Through fearless experimentation and a commitment to sustainability and play, I AM YOU offers a snapshot of an emerging artist in motion. The exhibition invites audiences to slow down, take in the layers, and recognize themselves within the energy, emotion, and connection that run throughout the work.
Artist Bio
Tatum Sabin is a multimedia artist from Orange, New Jersey. She is currently a student at Howard University, where she studies Painting with a minor in Psychology. Sabin has exhibited work throughout the East Coast, including New Jersey, New York, and Washington, D.C., as well as internationally in Sint Maarten and the Netherlands.
A natural-born artist, Sabin’s earliest memories are rooted in time spent at an easel or in art classes, where her instinct for creativity and experimentation first took shape.
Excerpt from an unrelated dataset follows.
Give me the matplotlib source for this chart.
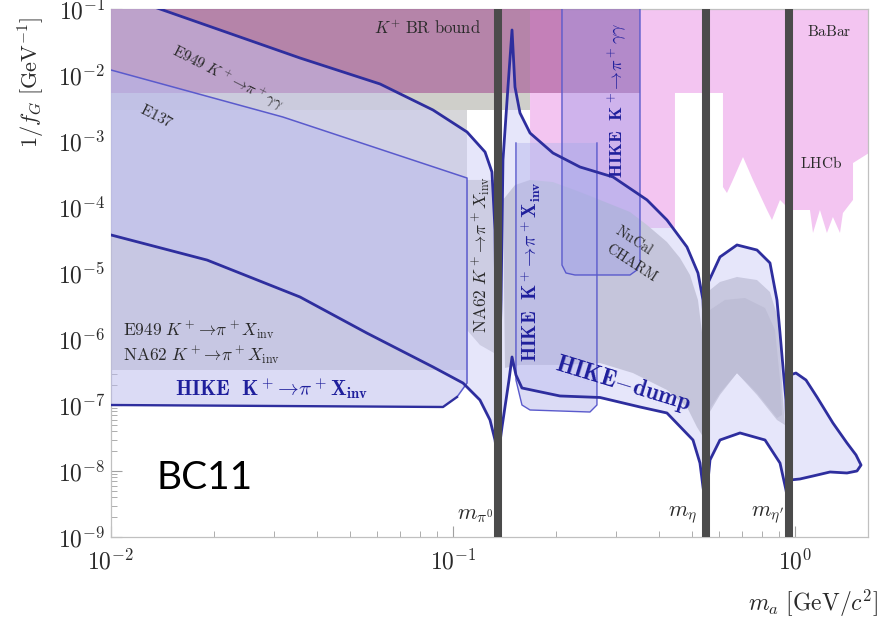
import numpy as np
import matplotlib
matplotlib.use("Agg")
import matplotlib.pyplot as plt

plt.rcParams['mathtext.fontset'] = 'cm'
plt.rcParams['font.family'] = 'DejaVu Serif'

# ---------------- data (m_a in GeV, 1/f_G in GeV^-1) ----------------
m_pi0, m_eta, m_etap = 0.135, 0.548, 0.958

# HIKE-dump sensitivity: upper (A) and lower (B) boundaries, per mass segment
A1_m = [0.0100, 0.01391, 0.02083, 0.0357, 0.0612, 0.0874, 0.1099, 0.1241, 0.1300, 0.1327, 0.1336, 0.1350]
A1_g = [0.181, 0.100, 0.0481, 0.0181, 0.00731, 0.00295, 0.00137, 6.81e-4, 3.39e-4, 4.48e-5, 1.37e-6, 1.47e-8]
B1_m = [0.0100, 0.0191, 0.0357, 0.0560, 0.0874, 0.1070, 0.1199, 0.1283, 0.1327, 0.1350]
B1_g = [3.77e-5, 1.57e-5, 4.33e-6, 1.23e-6, 3.77e-7, 2.15e-7, 1.19e-7, 5.93e-8, 2.95e-8, 1.47e-8]

A2_m = [0.1350, 0.1382, 0.1400, 0.1448, 0.1488, 0.1518, 0.1570, 0.1680, 0.1960, 0.2351, 0.2937,
        0.3692, 0.4223, 0.4832, 0.5204, 0.5383, 0.5456, 0.548]
A2_g = [1.47e-8, 3.90e-6, 5.15e-4, 6.58e-3, 0.0481, 6.58e-3, 2.66e-3, 1.32e-3, 6.58e-4, 4.04e-4, 2.85e-4,
        1.28e-4, 6.35e-5, 2.48e-5, 1.0e-5, 3.90e-6, 6.81e-7, 3.05e-9]
B2_m = [0.1350, 0.1391, 0.1458, 0.1488, 0.1528, 0.1591, 0.2055, 0.2690, 0.3522, 0.4223, 0.5032, 0.5274, 0.5383, 0.548]
B2_g = [1.47e-8, 4.64e-8, 2.39e-7, 5.34e-7, 2.85e-7, 1.81e-7, 1.37e-7, 1.30e-7, 9.33e-8, 7.57e-8, 2.95e-8, 1.32e-8, 5.72e-9, 3.05e-9]

A3_m = [0.548, 0.5567, 0.6035, 0.6767, 0.7742, 0.8451, 0.8858, 0.9041, 0.9224, 0.9412, 0.958]
A3_g = [3.05e-9, 7.06e-6, 1.75e-5, 2.66e-5, 2.23e-5, 1.42e-5, 3.90e-6, 1.23e-6, 3.77e-7, 1.19e-7, 3.05e-9]
B3_m = [0.548, 0.5643, 0.6035, 0.6906, 0.8173, 0.9041, 0.9412, 0.958]
B3_g = [3.05e-9, 1.47e-8, 2.95e-8, 3.77e-8, 2.95e-8, 1.32e-8, 5.15e-9, 3.05e-9]

L_m = [0.9669, 1.0067, 1.0769, 1.1595, 1.291, 1.419, 1.508, 1.560, 1.518, 1.419, 1.266, 1.129, 1.034, 0.9669]
L_g = [2.85e-7, 3.05e-7, 2.39e-7, 1.32e-7, 5.34e-8, 2.66e-8, 1.75e-8, 1.23e-8, 1.0e-8, 9.33e-9, 9.66e-9, 8.40e-9, 7.57e-9, 7.31e-9]

# HIKE K+ -> pi+ X_inv regions
K1_m = [0.0100, 0.0318, 0.1099, 0.1099, 0.1027, 0.0935, 0.0100]
K1_g = [0.0119, 0.00231, 2.75e-4, 2.15e-7, 1.32e-7, 9.33e-8, 1.0e-7]
K2_m = [0.1528, 0.1528, 0.1591, 0.1680, 0.2515, 0.2636, 0.2636]
K2_g = [9.33e-4, 2.39e-7, 1.0e-7, 8.40e-8, 7.83e-8, 1.0e-7, 9.33e-4]

# HIKE K+ -> pi+ gamma gamma
G_m = [0.2083, 0.2083, 0.2140, 0.2273, 0.3293, 0.3451, 0.3522, 0.3522]
G_g = [0.1, 1.32e-5, 1.0e-5, 9.33e-6, 9.33e-6, 1.11e-5, 1.47e-5, 0.1]

# K+ BR bound
KBR_m = [0.0100, 0.3522, 0.3522, 0.0100]
KBR_g = [0.1, 0.1, 5.34e-3, 5.34e-3]

# BaBar / LHCb
P_m = [0.1680, 1.70, 1.70, 1.478, 1.478, 1.381, 1.354, 1.291, 1.240, 1.183, 1.129, 1.106, 0.9866, 0.9475,
       0.9041, 0.8566, 0.8283, 0.7536, 0.7047, 0.6586, 0.6326, 0.6158, 0.6158, 0.4457, 0.4457, 0.3522, 0.1680]
P_g = [0.1, 0.1, 7.31e-4, 4.64e-4, 1.28e-4, 8.11e-5, 4.04e-5, 7.06e-5, 4.04e-5, 9.01e-5, 4.04e-5, 9.01e-5, 9.01e-5, 1.0e-4,
       1.28e-4, 6.35e-5, 9.01e-5, 2.57e-4, 5.72e-4, 2.57e-4, 1.63e-4, 2.01e-4, 5.34e-3, 5.34e-3, 4.81e-5, 4.81e-5, 2.23e-5]

# existing (grey) bounds
GA_m = [0.0100, 0.1680, 0.1680, 0.0100]
GA_g = [0.1, 0.1, 2.95e-3, 2.95e-3]
GB_m = [0.0100, 0.1099, 0.1099, 0.0100]
GB_g = [2.95e-3, 2.95e-3, 3.39e-7, 3.39e-7]
GC_m = [0.1099, 0.1350, 0.1350, 0.1199, 0.1099]
GC_g = [2.57e-4, 2.57e-4, 5.72e-7, 8.11e-7, 1.37e-6]
GD_m = [0.1400, 0.1518, 0.1680, 0.1960, 0.2351, 0.2690, 0.3293, 0.3692, 0.4223, 0.4611, 0.4932, 0.5204, 0.5383, 0.5456,
        0.5456, 0.5168, 0.4832, 0.4223, 0.3359, 0.2690, 0.2055, 0.1570, 0.1419]
GD_g = [1.28e-4, 2.15e-4, 2.57e-4, 2.39e-4, 1.69e-4, 1.28e-4, 8.40e-5, 5.34e-5, 2.95e-5, 1.69e-5, 9.33e-6, 3.90e-6, 9.66e-7, 1.19e-7,
        2.95e-8, 4.64e-8, 9.33e-8, 1.69e-7, 3.05e-7, 4.33e-7, 4.04e-7, 4.04e-7, 3.64e-7]
GE_m = [0.5643, 0.6035, 0.6767, 0.7742, 0.8451, 0.8858, 0.9041, 0.9224, 0.9349, 0.8858, 0.7742, 0.6767, 0.6035, 0.5567]
GE_g = [5.53e-6, 7.31e-6, 8.70e-6, 7.83e-6, 5.15e-6, 2.31e-6, 6.81e-7, 1.19e-7, 4.98e-8, 5.93e-8, 1.42e-7, 3.05e-7, 1.42e-7, 7.06e-8]
GEi_m = [0.5643, 0.6240, 0.7140, 0.8173, 0.8740, 0.9041, 0.9162, 0.8858, 0.7742, 0.6767, 0.6035, 0.5605]
GEi_g = [2.75e-6, 3.90e-6, 4.18e-6, 2.95e-6, 1.37e-6, 2.39e-7, 7.06e-8, 6.35e-8, 1.52e-7, 3.05e-7, 1.52e-7, 8.40e-8]

xticks = [0.01, 0.1, 1.0]
xticklabels = [r'$10^{-2}$', r'$10^{-1}$', r'$10^{0}$']
yticks = [1e-9, 1e-8, 1e-7, 1e-6, 1e-5, 1e-4, 1e-3, 1e-2, 1e-1]
yticklabels = [r'$10^{-9}$', r'$10^{-8}$', r'$10^{-7}$', r'$10^{-6}$', r'$10^{-5}$',
               r'$10^{-4}$', r'$10^{-3}$', r'$10^{-2}$', r'$10^{-1}$']

# ---------------- figure ----------------
W, H = 882, 622
fig = plt.figure(figsize=(W / 100, H / 100), dpi=100)
ax = fig.add_axes([111 / W, 1 - 537 / H, (868 - 111) / W, (537 - 9) / H])
ax.set_xscale('log')
ax.set_yscale('log')
ax.set_xlim(0.01, 1.635)
ax.set_ylim(1e-9, 1e-1)

pink = '#f3c5f1'
dark = '#2e2e9e'
thin = '#5a5acc'
blue_txt = '#1f1f9c'
txt = '#2a2a2a'

ax.fill(P_m, P_g, color=pink, lw=0, zorder=1)
ax.fill(GA_m, GA_g, color='#cfcfca', lw=0, zorder=2)
ax.fill(GB_m, GB_g, color='#d7d7da', lw=0, zorder=2)
ax.fill(GC_m, GC_g, color='#d2d2d6', lw=0, zorder=2)
ax.fill(GD_m, GD_g, color='#c4c4c7', lw=0, zorder=2)
ax.fill(GE_m, GE_g, color='#c8c8cd', lw=0, zorder=2)
ax.fill(GEi_m, GEi_g, color='#b6b6bd', lw=0, zorder=2.1)

ax.fill(KBR_m, KBR_g, color='#a55293', alpha=0.6, lw=0, zorder=3)

dump_c = '#c8c8f5'
for am, ag, bm, bg in [(A1_m, A1_g, B1_m, B1_g), (A2_m, A2_g, B2_m, B2_g), (A3_m, A3_g, B3_m, B3_g)]:
    ax.fill(list(am) + list(bm)[::-1], list(ag) + list(bg)[::-1], color=dump_c, alpha=0.45, lw=0, zorder=4)
ax.fill(L_m, L_g, color=dump_c, alpha=0.45, lw=0, zorder=4)

ax.fill(K1_m, K1_g, color='#b9b9ed', alpha=0.5, lw=0, zorder=5)
ax.plot(K1_m[:5], K1_g[:5], color=thin, lw=1.1, zorder=6)
ax.plot(K1_m[4:], K1_g[4:], color=dark, lw=1.7, zorder=6)
ax.fill(K2_m, K2_g, color='#b9b9ed', alpha=0.5, lw=0, zorder=5)
ax.plot(K2_m, K2_g, color=thin, lw=1.0, zorder=6)
ax.fill(G_m, G_g, color='#9a9ae6', alpha=0.4, lw=0, zorder=5)
ax.plot(G_m, G_g, color=thin, lw=1.0, zorder=6)

for mm, gg in [(A1_m, A1_g), (B1_m, B1_g), (A2_m, A2_g), (B2_m, B2_g), (A3_m, A3_g), (B3_m, B3_g), (L_m, L_g)]:
    ax.plot(mm, gg, color=dark, lw=2.0, zorder=7, solid_joinstyle='round')

for m in (m_pi0, m_eta, m_etap):
    ax.axvline(m, color='#4b4b4b', lw=5.8, zorder=20)

# axes styling
ax.set_xticks(xticks)
ax.set_xticklabels(xticklabels)
ax.set_yticks(yticks)
ax.set_yticklabels(yticklabels)
ax.xaxis.set_minor_formatter(matplotlib.ticker.NullFormatter())
ax.yaxis.set_minor_formatter(matplotlib.ticker.NullFormatter())
ax.tick_params(which='both', direction='in', color='#a0a0a0', labelcolor=txt)
ax.tick_params(which='major', length=8, width=0.8, labelsize=17)
ax.tick_params(axis='x', which='major', pad=9)
ax.tick_params(axis='y', which='major', pad=4)
ax.tick_params(which='minor', length=4, width=0.6)
for s in ax.spines.values():
    s.set_color('#c0c0c0')
    s.set_linewidth(0.9)


def T(px, py, s, **kw):
    kw.setdefault('color', txt)
    kw.setdefault('ha', 'center')
    kw.setdefault('va', 'center')
    ax.text(px / W, 1 - py / H, s, transform=fig.transFigure, **kw)


T(428, 29, r'$K^{+}\ \mathrm{BR\ bound}$', fontsize=12, zorder=10)
T(829, 31, r'$\mathrm{BaBar}$', fontsize=11, zorder=10)
T(821, 163, r'$\mathrm{LHCb}$', fontsize=11, zorder=10)
T(228, 78, r'$\mathrm{E949}\ K^+\!\to\!\pi^+\gamma\gamma$', fontsize=11, rotation=-27, zorder=10)
T(157, 116, r'$\mathrm{E137}$', fontsize=11, rotation=-27, zorder=10)
T(123, 330, r'$\mathrm{E949}\ K^+\!\to\!\pi^+X_{\rm inv}$', fontsize=12.5, ha='left', zorder=10)
T(123, 355, r'$\mathrm{NA62}\ K^+\!\to\!\pi^+X_{\rm inv}$', fontsize=12.5, ha='left', zorder=10)
T(175, 389, r'$\mathbf{HIKE}\ \ \mathbf{K^+\!\to\!\pi^+X_{inv}}$', fontsize=15, ha='left', color=blue_txt, zorder=10)
T(481, 255, r'$\mathrm{NA62}\ K^+\!\to\!\pi^+X_{\rm inv}$', fontsize=12.5, rotation=90, zorder=10)
T(531, 272, r'$\mathbf{HIKE}\ \ \mathbf{K^+\!\to\!\pi^+X_{inv}}$', fontsize=14, rotation=90, color=blue_txt, zorder=10)
T(618, 100, r'$\mathbf{HIKE}\ \ \mathbf{K^+\!\to\!\pi^+\gamma\gamma}$', fontsize=13, rotation=90, color=blue_txt, zorder=10)
T(634, 240, r'$\mathrm{NuCal}$', fontsize=10.5, rotation=-33, zorder=10)
T(632, 262, r'$\mathrm{CHARM}$', fontsize=10.5, rotation=-33, zorder=10)
T(623, 384, r'$\mathbf{HIKE{-}dump}$', fontsize=17, rotation=-17, color=blue_txt, zorder=10)
T(493, 515, r'$m_{\pi^0}$', fontsize=16, ha='right', zorder=10)
T(697, 514, r'$m_{\eta}$', fontsize=16, ha='right', zorder=10)
T(784, 514, r"$m_{\eta'}$", fontsize=16, ha='right', zorder=10)
T(156, 478, 'BC11', fontsize=28, ha='left', color='black', family='Lato', zorder=10)

fig.text(32 / W, 1 - 82 / H, r'$1/f_G\ [\mathrm{GeV}^{-1}]$', rotation=90, fontsize=16,
         ha='center', va='center', color=txt)
fig.text(878 / W, 1 - 603 / H, r'$m_a\ [\mathrm{GeV}/c^2]$', fontsize=17, ha='right', va='center', color=txt)

fig.savefig('out.png', dpi=100)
Her practice often incorporates recycled materials, reflecting a commitment to sustainability and intentional making.
Drawing inspiration from her Caribbean American heritage, Sabin’s work centers on community, identity, and Black creative joy. Through bold color, layered materials, and expressive imagery, she seeks to create work that feels accessible, celebratory, and deeply connected to shared experience.

BETWEEN PLACES
Brian Wall
On Display: March 19 – May 3, 2026
There are artists who paint what they see. And then there are artists like Brian Wall, who paint how they move through the world.
Between Places spans more than X years of work created across Colorado, Costa Rica, North Carolina, and New Jersey. The exhibition traces Wall’s evolution as a self-taught artist balancing instinct with intention.
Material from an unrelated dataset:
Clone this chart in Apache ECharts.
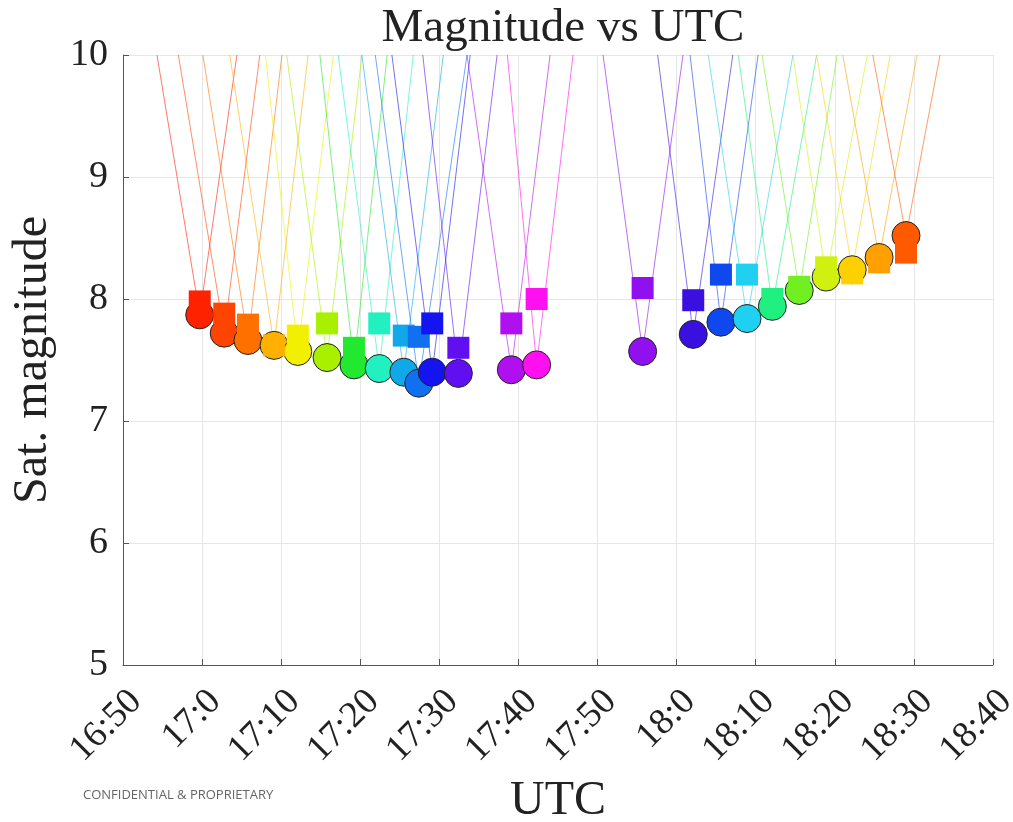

His earliest ink drawings pulse with intuitive energy—architectural, mechanical, intricate, and fearless. Over time, that spontaneity sharpened rather than softened. The work remains dynamic, but increasingly grounded in craft and deliberation. That tension between impulse and control drives the exhibition.
Each place leaves its imprint. In Colorado, bold color and abstraction surge with momentum. In Costa Rica, forms open and organic shapes emerge, reflecting immersion in nature and growing environmental awareness. In North Carolina, planning deepens and themes of connection and isolation surface. In New Jersey, compositions become denser and more industrial, with restrained color and compressed space suggesting velocity and pressure.
“In Brian’s work, you can actually see the shift,” notes curator Jeremy Moss. “The early pieces feel like pure momentum, this incredible intuitive engine. As the years unfold, that energy doesn’t fade; it becomes focused. The spontaneity is still there, but now it’s supported by craft and deliberation.”
Wall’s work has often been compared to M.C. Escher for its shifting geometry and layered perspective. Structures bend and loop; abstraction reveals narrative upon closer look.
“Brian challenges you to look twice,” Moss reflects. “The first glance is impact. The second glance is discovery. And somewhere between those two moments, you realize the painting has changed, or maybe you have.”
Spanning decades and landscapes, Between Places reads like a map of belonging—an exploration of how movement shapes both artist and art.